Ugandan parliament member David Bahati, the evil sponsor of the anti-gay legislation pending in Uganda, says he refuses to give in to the pressure of donor nations, and not even to the evil Pastor Rick Warren, who denounced the Bill via a video message late in the controversy. From the UK Guardian:
Bahati said yesterday that he regretted Warren’s retreat. “It’s unfortunate that a man of God who has inspired many people across the world can give in to pressure and disappoint them.”
This is terrible news — these self-proclaimed “men of god” (I can’t make myself use a capital “G”), these evil fucks — Scott Lively, Don Schmierer, Stephen Langa, Richard Cohen, Caleb Lee Brundidge and more, have their hands bloody on this one.
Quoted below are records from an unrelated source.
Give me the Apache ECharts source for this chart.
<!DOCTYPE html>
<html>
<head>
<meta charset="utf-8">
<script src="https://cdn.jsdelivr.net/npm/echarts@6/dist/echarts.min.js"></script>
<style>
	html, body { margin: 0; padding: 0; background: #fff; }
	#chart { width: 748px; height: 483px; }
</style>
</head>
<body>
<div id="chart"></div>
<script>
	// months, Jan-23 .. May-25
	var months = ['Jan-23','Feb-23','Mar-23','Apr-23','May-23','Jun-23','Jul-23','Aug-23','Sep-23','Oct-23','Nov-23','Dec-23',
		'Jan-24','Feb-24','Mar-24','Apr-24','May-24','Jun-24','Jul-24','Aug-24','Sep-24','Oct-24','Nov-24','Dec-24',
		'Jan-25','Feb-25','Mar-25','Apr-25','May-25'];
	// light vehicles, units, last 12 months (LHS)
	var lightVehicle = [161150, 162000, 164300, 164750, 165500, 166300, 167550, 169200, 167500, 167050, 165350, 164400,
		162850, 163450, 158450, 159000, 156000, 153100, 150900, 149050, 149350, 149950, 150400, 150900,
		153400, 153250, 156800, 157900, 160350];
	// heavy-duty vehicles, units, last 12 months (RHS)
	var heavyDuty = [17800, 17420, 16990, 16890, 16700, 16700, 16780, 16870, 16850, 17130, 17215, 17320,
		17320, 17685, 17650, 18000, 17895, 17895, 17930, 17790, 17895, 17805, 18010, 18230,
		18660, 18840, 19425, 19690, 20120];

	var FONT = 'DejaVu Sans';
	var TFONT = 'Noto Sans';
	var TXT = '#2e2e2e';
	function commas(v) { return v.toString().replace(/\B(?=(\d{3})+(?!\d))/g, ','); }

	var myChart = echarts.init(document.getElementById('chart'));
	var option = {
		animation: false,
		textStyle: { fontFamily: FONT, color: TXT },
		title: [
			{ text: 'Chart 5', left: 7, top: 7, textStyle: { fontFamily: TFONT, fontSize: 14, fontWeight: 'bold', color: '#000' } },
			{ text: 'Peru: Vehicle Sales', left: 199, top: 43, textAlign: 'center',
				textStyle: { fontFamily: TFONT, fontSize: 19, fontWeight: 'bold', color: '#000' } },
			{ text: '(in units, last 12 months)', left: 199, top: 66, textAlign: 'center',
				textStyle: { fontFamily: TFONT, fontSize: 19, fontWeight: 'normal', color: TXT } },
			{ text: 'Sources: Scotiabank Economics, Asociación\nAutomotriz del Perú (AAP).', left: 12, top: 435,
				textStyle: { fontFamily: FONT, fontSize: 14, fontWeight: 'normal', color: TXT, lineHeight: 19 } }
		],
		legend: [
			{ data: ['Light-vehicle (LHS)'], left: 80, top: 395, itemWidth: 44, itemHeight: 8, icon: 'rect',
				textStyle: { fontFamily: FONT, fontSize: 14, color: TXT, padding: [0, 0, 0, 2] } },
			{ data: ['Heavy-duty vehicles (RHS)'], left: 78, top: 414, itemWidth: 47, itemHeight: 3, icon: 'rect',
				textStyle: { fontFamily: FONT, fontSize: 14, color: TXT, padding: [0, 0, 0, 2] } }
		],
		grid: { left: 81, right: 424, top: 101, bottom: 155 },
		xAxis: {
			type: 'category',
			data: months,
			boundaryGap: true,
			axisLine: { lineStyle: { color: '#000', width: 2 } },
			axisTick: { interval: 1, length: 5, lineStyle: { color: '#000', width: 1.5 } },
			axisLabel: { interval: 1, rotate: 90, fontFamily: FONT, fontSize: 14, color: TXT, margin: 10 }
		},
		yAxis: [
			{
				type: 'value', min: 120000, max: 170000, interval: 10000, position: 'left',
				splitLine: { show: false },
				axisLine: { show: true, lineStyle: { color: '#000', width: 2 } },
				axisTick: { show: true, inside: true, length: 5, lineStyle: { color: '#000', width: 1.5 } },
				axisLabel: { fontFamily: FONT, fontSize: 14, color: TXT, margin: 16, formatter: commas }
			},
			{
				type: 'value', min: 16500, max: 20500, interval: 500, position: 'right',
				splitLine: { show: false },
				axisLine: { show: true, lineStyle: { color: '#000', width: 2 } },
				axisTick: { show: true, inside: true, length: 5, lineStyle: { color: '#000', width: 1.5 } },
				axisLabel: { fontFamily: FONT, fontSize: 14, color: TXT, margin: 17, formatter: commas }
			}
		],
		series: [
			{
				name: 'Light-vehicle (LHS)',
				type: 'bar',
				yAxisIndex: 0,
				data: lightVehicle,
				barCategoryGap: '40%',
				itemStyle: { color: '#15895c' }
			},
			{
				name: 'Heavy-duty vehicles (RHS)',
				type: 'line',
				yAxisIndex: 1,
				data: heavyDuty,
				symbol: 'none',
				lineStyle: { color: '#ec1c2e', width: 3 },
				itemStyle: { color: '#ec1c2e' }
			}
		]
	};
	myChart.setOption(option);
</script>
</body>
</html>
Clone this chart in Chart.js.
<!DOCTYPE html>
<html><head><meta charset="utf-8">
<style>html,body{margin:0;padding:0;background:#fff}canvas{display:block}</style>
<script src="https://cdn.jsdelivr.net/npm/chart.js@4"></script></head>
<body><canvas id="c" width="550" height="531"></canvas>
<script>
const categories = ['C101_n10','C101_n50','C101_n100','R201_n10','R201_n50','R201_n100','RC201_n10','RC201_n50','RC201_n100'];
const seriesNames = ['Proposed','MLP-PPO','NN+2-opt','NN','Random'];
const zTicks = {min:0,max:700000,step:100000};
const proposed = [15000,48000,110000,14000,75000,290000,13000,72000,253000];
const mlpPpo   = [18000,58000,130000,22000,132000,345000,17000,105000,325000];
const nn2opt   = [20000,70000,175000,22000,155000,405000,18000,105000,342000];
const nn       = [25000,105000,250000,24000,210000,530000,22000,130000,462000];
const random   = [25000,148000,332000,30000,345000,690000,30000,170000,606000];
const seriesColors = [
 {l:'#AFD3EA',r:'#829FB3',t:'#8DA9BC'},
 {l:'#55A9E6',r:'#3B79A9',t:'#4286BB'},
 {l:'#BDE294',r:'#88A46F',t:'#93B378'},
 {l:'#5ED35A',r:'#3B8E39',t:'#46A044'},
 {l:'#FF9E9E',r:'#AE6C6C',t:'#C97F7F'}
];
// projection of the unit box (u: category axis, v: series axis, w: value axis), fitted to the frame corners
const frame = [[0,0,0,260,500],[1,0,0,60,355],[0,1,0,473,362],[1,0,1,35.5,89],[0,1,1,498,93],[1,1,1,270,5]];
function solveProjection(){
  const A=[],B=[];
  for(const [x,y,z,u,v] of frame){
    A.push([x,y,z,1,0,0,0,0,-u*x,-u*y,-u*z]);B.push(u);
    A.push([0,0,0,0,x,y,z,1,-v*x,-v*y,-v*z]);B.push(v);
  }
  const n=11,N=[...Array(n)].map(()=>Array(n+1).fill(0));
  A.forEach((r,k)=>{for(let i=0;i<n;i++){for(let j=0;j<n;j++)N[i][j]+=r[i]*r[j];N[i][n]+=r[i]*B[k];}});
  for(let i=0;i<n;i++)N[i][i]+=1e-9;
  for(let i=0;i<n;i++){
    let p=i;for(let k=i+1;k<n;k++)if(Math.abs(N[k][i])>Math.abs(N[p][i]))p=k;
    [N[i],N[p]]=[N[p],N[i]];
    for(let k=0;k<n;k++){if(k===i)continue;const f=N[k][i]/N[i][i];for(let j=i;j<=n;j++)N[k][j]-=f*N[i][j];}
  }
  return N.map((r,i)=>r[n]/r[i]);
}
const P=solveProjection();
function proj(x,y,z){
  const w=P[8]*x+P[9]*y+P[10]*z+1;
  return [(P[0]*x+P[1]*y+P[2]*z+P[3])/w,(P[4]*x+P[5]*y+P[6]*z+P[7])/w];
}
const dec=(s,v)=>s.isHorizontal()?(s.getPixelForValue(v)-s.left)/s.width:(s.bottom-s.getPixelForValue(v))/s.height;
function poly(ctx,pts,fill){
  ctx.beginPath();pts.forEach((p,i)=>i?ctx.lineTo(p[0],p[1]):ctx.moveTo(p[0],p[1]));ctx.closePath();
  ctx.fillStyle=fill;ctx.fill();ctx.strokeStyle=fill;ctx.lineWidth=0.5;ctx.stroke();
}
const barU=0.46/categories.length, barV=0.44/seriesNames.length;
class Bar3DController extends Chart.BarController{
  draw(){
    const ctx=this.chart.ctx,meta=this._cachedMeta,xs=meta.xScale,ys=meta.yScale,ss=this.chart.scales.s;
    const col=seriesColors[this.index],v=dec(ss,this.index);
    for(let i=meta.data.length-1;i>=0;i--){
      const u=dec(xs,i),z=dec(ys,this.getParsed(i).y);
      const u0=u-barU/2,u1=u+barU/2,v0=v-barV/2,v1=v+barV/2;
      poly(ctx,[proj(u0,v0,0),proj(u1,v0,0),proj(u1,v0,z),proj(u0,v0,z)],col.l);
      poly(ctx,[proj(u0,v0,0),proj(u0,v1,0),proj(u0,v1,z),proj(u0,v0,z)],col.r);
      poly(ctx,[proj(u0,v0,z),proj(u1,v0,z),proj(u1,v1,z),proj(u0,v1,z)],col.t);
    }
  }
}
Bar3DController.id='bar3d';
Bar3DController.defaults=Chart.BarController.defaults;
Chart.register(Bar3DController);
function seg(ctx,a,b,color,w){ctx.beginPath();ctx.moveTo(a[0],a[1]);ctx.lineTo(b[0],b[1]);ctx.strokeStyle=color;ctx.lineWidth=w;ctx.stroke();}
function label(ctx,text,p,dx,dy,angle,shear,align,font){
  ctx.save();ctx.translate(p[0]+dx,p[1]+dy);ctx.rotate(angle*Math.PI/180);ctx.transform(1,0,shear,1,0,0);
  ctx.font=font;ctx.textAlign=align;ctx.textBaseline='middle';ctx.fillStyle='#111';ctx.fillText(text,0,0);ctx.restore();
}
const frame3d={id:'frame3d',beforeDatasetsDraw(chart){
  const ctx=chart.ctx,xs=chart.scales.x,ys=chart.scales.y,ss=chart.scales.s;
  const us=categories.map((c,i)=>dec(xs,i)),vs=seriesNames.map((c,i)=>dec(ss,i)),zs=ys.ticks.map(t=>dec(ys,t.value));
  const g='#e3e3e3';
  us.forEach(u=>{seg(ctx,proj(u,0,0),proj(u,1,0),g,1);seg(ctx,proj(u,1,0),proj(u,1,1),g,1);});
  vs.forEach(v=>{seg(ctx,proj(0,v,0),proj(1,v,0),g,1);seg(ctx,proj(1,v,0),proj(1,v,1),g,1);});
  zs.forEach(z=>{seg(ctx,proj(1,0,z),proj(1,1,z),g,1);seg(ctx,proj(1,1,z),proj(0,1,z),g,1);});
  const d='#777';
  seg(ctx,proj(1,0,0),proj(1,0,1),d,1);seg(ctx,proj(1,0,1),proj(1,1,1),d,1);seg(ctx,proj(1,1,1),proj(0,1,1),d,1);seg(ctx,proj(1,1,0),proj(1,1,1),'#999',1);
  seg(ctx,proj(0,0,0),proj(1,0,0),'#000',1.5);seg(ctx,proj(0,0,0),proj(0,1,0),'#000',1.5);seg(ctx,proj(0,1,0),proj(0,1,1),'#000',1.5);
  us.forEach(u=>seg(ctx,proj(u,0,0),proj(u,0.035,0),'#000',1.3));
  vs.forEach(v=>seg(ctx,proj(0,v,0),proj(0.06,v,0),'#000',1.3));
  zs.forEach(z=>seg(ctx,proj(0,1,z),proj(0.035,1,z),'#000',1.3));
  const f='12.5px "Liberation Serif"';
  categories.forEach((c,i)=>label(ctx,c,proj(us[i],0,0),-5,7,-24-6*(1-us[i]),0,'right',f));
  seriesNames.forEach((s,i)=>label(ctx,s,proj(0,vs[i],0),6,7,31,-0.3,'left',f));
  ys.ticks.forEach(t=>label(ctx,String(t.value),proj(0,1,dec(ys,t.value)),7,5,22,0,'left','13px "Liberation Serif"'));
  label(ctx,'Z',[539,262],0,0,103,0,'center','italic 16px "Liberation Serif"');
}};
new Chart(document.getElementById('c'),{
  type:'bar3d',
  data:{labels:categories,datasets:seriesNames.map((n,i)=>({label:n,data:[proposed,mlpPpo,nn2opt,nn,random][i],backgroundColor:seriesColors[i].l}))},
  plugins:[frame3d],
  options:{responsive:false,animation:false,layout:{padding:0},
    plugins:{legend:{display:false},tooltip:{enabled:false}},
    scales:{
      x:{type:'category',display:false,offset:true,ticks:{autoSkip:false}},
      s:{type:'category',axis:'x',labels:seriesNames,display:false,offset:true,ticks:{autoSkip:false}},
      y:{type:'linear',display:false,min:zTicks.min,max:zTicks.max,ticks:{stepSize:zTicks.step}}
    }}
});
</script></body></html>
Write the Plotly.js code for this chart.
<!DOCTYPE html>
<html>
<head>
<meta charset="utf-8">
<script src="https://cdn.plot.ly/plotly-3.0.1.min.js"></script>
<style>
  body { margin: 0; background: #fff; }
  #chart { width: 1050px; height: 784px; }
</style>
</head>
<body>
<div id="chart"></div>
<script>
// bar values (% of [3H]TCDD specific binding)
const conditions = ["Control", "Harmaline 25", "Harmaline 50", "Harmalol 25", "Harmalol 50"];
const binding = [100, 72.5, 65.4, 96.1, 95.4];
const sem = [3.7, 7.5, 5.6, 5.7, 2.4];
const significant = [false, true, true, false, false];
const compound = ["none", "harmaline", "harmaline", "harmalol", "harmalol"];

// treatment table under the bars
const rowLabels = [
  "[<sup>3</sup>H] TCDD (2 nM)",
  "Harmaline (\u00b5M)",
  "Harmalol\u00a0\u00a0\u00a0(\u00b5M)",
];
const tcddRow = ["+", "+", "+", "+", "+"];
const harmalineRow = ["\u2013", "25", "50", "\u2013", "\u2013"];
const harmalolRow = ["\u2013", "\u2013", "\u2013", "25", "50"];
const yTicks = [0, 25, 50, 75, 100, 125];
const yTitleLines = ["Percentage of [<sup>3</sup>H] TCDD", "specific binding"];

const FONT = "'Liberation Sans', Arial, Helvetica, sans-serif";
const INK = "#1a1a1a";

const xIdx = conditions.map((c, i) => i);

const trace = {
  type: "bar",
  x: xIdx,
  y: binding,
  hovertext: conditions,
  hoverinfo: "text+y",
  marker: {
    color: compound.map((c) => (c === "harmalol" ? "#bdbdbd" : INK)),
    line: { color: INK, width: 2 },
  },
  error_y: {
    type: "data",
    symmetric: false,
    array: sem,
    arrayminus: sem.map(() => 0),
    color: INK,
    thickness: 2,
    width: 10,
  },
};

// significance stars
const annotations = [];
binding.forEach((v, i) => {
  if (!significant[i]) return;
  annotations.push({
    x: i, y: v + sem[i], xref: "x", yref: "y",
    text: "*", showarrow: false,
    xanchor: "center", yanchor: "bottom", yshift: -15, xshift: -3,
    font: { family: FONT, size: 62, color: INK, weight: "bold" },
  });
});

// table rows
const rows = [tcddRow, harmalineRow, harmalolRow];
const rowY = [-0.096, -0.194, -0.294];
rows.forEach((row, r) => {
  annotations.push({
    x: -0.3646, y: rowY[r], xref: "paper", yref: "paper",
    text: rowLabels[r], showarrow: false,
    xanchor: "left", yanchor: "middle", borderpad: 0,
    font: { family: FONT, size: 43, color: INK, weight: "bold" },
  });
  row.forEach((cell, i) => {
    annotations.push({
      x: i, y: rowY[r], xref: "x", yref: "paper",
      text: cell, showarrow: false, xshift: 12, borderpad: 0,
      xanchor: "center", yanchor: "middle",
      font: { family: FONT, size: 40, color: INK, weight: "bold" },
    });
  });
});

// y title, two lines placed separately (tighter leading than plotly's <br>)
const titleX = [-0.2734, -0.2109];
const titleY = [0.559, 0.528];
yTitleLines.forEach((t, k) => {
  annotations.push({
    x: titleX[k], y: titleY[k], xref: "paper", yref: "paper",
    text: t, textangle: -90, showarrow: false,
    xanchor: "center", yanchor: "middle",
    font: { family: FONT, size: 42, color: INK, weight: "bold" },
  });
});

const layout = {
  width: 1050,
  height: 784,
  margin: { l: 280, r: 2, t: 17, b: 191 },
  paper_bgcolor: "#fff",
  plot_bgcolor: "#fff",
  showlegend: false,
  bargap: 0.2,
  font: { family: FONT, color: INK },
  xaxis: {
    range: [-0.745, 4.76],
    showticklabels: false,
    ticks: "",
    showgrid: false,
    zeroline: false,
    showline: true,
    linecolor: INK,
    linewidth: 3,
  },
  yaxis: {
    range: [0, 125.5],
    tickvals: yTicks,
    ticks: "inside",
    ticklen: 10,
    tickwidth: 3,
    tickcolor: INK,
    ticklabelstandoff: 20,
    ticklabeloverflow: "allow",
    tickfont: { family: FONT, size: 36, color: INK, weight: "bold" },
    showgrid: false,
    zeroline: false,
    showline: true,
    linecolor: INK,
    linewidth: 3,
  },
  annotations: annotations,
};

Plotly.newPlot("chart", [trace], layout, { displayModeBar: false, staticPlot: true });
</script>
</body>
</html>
Read the article by Jim Burroway, “Uganda “Kill Gays” Bill Sponsor Refuses To Yield” at Box Turtle Bulletin.
Yep, in the country of Uganda, where the Average Life Expectancy is 53 years. The infant mortality rate is one of the highest in the world. Women die during delivery at the rate of 435/10,000. Fifty-one percent of the population of Uganda lives in extreme poverty amounting to US $1.00/day.
WHY aren’t these evil pastors helping the country with those problems? Nah, killing off homos is top priority, apparently.
UPDATE: President Museveni has assured the U.S. State Department on several occasions that he will veto the Bill if it gets to his desk.
U.S. officials have received assurances from the Ugandan president that he would work to block a harshly anti-gay bill from becoming law in his country and would veto the legislation should it come to his desk, according to the State Department.
Jon Tollefson, a State Department spokesperson, told DC Agenda that Ugandan President Yoweri Museveni has pledged on several occasions to the top U.S. diplomat engaged in Africa that he would stop progress on the anti-gay bill.
Assistant Secretary of State for African Affairs Johnnie Carson received this assurance from Museveni on Oct. 24 during an in-person meeting with the president in Uganda and again during a phone conversation with Museveni on Dec. 4, Tollefson said.
Even still, there is too much pressure from the Church within Uganda, both the leadership and the “flocks” who follow them.